**Task:**
Extract word for word the lines of the listing from its start to the line holding "type Pt = [number, number];", both ends kept; pictures are not part of the copy.

**Collected material:**
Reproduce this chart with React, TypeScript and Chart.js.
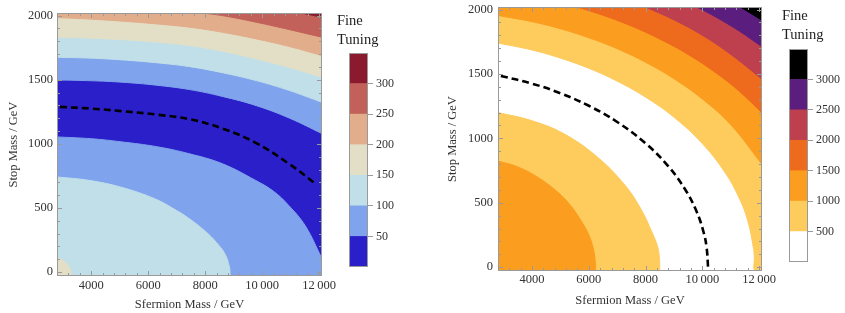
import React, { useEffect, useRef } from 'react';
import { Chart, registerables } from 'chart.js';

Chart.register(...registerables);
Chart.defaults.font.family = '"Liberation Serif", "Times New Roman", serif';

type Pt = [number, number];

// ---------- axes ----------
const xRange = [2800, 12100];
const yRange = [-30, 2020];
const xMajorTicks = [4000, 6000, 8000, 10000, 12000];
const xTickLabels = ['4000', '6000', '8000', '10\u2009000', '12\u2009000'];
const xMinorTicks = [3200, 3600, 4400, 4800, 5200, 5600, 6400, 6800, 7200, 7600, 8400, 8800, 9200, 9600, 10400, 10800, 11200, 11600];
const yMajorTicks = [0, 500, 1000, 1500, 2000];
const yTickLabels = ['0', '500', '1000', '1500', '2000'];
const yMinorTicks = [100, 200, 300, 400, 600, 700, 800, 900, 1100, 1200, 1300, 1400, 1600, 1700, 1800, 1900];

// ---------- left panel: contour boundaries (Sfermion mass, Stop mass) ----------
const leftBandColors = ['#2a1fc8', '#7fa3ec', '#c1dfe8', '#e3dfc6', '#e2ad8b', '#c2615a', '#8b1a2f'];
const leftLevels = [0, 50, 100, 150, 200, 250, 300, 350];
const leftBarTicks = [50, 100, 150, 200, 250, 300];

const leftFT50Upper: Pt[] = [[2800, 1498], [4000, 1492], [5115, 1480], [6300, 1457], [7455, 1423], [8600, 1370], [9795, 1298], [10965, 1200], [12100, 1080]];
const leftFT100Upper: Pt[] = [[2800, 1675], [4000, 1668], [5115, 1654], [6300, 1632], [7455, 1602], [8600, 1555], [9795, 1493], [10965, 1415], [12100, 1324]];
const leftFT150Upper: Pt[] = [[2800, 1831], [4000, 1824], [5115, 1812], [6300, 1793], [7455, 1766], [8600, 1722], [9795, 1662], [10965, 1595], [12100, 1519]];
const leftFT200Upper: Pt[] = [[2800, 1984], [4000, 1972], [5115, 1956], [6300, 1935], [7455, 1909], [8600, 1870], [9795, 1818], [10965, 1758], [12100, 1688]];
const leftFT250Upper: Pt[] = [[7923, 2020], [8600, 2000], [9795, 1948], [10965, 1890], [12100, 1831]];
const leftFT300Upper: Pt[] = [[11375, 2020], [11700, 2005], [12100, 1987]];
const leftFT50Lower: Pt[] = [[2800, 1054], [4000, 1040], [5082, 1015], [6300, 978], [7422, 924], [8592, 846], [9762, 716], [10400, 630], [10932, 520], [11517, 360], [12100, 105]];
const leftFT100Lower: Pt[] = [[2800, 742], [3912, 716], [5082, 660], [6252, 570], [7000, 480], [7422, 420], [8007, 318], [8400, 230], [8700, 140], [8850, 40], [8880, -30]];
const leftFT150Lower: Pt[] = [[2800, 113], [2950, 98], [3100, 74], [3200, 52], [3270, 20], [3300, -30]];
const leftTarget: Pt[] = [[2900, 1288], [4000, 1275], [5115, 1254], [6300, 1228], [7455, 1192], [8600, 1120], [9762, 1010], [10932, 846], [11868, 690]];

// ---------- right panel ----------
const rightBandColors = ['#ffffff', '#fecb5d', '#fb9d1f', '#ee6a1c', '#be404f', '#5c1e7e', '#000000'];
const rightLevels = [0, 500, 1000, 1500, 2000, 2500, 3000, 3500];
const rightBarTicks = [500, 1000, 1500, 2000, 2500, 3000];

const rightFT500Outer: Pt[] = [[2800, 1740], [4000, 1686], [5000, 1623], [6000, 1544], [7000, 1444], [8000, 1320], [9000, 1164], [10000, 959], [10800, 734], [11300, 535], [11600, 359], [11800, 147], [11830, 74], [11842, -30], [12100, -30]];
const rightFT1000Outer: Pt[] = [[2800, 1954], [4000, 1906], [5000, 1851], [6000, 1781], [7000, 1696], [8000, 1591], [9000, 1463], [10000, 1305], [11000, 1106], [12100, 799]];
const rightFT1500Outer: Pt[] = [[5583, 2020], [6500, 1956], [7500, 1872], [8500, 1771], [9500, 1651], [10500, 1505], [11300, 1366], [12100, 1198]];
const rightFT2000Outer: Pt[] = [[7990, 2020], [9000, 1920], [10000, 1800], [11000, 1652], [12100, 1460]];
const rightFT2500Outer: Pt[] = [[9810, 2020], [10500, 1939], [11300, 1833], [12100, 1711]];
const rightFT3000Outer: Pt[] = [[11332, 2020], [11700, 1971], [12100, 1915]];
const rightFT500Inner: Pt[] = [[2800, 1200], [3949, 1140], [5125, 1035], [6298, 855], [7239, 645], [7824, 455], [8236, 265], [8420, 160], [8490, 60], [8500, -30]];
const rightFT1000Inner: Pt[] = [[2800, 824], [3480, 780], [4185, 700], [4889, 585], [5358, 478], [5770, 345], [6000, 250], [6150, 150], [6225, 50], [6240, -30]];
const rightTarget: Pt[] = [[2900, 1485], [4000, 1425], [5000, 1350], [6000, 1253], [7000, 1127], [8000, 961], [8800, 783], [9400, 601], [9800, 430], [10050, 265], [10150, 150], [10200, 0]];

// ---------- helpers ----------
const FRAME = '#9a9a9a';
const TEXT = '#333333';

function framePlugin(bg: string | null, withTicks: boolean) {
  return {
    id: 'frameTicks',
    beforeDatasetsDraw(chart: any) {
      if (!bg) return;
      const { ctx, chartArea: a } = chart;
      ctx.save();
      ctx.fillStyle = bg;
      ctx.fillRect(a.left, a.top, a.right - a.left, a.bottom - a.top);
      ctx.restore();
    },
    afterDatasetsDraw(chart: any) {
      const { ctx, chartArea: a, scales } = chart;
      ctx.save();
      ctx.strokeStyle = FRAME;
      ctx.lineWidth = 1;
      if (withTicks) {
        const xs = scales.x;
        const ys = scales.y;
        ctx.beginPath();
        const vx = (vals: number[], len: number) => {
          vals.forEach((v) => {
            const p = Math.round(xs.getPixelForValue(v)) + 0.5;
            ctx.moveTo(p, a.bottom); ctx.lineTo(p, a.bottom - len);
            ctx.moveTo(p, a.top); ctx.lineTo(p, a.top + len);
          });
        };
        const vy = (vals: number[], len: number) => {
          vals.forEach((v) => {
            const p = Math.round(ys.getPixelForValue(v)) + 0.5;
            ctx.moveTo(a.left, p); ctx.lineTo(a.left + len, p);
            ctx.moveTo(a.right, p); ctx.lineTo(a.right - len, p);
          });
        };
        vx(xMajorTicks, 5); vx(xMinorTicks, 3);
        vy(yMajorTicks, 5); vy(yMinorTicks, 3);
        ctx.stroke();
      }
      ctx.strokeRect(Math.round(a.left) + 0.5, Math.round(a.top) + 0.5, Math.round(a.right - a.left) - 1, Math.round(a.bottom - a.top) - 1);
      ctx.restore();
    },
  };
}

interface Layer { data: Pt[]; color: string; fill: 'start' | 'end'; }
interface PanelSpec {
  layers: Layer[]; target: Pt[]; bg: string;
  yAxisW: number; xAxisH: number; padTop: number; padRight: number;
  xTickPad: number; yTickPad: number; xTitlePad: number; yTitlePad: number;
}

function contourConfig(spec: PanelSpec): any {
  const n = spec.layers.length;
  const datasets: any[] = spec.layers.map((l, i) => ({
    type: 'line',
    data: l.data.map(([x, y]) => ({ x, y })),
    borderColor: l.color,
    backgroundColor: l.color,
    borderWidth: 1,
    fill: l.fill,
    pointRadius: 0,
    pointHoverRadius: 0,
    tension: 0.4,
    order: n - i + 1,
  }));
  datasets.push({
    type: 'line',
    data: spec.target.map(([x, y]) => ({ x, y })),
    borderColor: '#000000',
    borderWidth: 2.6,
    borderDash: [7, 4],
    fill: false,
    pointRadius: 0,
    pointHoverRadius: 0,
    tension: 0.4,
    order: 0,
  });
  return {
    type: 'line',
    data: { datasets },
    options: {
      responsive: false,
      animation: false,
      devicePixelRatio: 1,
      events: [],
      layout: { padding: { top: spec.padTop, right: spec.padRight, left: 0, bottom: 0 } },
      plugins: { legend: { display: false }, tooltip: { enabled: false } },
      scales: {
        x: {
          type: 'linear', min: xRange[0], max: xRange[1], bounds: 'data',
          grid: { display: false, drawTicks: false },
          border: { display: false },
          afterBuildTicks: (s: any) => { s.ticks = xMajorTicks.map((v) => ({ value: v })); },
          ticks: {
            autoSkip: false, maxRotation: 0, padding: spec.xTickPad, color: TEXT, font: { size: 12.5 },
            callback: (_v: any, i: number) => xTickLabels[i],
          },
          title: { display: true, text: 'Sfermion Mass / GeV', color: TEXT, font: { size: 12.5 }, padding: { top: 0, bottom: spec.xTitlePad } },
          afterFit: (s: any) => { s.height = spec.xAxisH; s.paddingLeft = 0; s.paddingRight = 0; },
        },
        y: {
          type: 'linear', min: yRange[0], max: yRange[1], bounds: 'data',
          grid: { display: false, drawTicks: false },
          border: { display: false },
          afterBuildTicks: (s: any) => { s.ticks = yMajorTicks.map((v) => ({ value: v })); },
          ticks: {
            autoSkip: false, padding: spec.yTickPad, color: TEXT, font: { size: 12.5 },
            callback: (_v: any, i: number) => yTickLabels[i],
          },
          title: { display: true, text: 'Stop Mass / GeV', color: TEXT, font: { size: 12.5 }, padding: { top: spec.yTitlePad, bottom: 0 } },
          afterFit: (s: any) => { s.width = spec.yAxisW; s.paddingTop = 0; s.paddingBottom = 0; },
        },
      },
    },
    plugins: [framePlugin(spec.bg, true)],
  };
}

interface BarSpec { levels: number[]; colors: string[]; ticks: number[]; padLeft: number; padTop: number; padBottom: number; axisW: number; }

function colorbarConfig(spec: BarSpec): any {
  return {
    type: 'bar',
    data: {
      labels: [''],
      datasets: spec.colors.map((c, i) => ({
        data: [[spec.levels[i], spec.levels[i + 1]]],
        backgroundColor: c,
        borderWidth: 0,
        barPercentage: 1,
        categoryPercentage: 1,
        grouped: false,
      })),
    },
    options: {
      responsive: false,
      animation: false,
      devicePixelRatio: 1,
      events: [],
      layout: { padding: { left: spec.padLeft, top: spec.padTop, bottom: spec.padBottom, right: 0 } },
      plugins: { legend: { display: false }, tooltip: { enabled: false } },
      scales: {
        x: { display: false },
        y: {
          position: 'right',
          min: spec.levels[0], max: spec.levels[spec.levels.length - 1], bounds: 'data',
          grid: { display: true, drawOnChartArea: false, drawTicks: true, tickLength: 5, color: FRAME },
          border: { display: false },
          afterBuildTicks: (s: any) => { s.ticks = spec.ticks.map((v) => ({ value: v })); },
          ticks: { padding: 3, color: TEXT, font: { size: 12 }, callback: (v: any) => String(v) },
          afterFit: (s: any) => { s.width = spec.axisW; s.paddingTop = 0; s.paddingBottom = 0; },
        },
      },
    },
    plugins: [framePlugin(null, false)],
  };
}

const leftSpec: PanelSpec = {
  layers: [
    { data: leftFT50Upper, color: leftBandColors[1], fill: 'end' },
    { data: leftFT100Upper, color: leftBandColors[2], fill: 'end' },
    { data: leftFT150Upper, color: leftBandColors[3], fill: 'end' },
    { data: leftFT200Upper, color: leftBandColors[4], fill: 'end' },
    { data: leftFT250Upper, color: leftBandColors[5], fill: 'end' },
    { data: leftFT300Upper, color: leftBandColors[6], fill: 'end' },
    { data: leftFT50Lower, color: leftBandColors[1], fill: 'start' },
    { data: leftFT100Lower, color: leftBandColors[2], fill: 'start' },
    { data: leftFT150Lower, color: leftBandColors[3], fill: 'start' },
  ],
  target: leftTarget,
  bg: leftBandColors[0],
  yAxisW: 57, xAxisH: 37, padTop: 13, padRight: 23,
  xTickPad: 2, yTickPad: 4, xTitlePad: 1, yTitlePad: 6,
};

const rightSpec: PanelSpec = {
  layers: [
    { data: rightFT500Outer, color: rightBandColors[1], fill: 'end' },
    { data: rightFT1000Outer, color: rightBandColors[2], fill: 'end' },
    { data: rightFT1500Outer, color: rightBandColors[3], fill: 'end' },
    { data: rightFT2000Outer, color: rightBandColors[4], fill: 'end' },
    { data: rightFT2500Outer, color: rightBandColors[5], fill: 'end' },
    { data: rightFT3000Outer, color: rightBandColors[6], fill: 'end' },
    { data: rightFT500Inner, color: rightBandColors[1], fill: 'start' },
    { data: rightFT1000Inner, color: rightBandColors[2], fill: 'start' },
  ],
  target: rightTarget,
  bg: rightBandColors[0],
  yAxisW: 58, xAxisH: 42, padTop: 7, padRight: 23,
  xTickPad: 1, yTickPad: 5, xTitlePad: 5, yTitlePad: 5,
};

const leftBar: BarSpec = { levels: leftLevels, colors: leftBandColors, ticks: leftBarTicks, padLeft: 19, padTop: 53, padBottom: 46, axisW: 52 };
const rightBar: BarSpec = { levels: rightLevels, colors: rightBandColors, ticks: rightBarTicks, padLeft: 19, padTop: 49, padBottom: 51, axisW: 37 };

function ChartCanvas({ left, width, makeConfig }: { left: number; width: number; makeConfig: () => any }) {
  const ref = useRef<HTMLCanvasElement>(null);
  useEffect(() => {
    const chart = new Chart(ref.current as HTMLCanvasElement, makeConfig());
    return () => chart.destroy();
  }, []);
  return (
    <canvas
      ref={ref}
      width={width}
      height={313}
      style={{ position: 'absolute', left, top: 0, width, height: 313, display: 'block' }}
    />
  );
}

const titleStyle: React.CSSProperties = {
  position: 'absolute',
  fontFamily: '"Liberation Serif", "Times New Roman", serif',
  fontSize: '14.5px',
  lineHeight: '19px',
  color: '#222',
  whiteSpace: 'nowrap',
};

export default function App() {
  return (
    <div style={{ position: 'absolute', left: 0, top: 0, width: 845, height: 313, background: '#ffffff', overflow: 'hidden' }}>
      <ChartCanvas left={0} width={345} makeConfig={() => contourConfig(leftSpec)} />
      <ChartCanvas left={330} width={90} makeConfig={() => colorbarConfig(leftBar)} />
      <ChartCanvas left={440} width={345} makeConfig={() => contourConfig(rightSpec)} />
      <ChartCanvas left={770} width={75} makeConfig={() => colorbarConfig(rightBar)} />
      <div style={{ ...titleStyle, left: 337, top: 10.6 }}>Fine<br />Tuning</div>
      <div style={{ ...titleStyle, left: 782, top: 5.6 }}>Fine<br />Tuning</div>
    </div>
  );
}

**Task solution:**
Reproduce this chart with React, TypeScript and Chart.js.
import React, { useEffect, useRef } from 'react';
import { Chart, registerables } from 'chart.js';

Chart.register(...registerables);
Chart.defaults.font.family = '"Liberation Serif", "Times New Roman", serif';

type Pt = [number, number];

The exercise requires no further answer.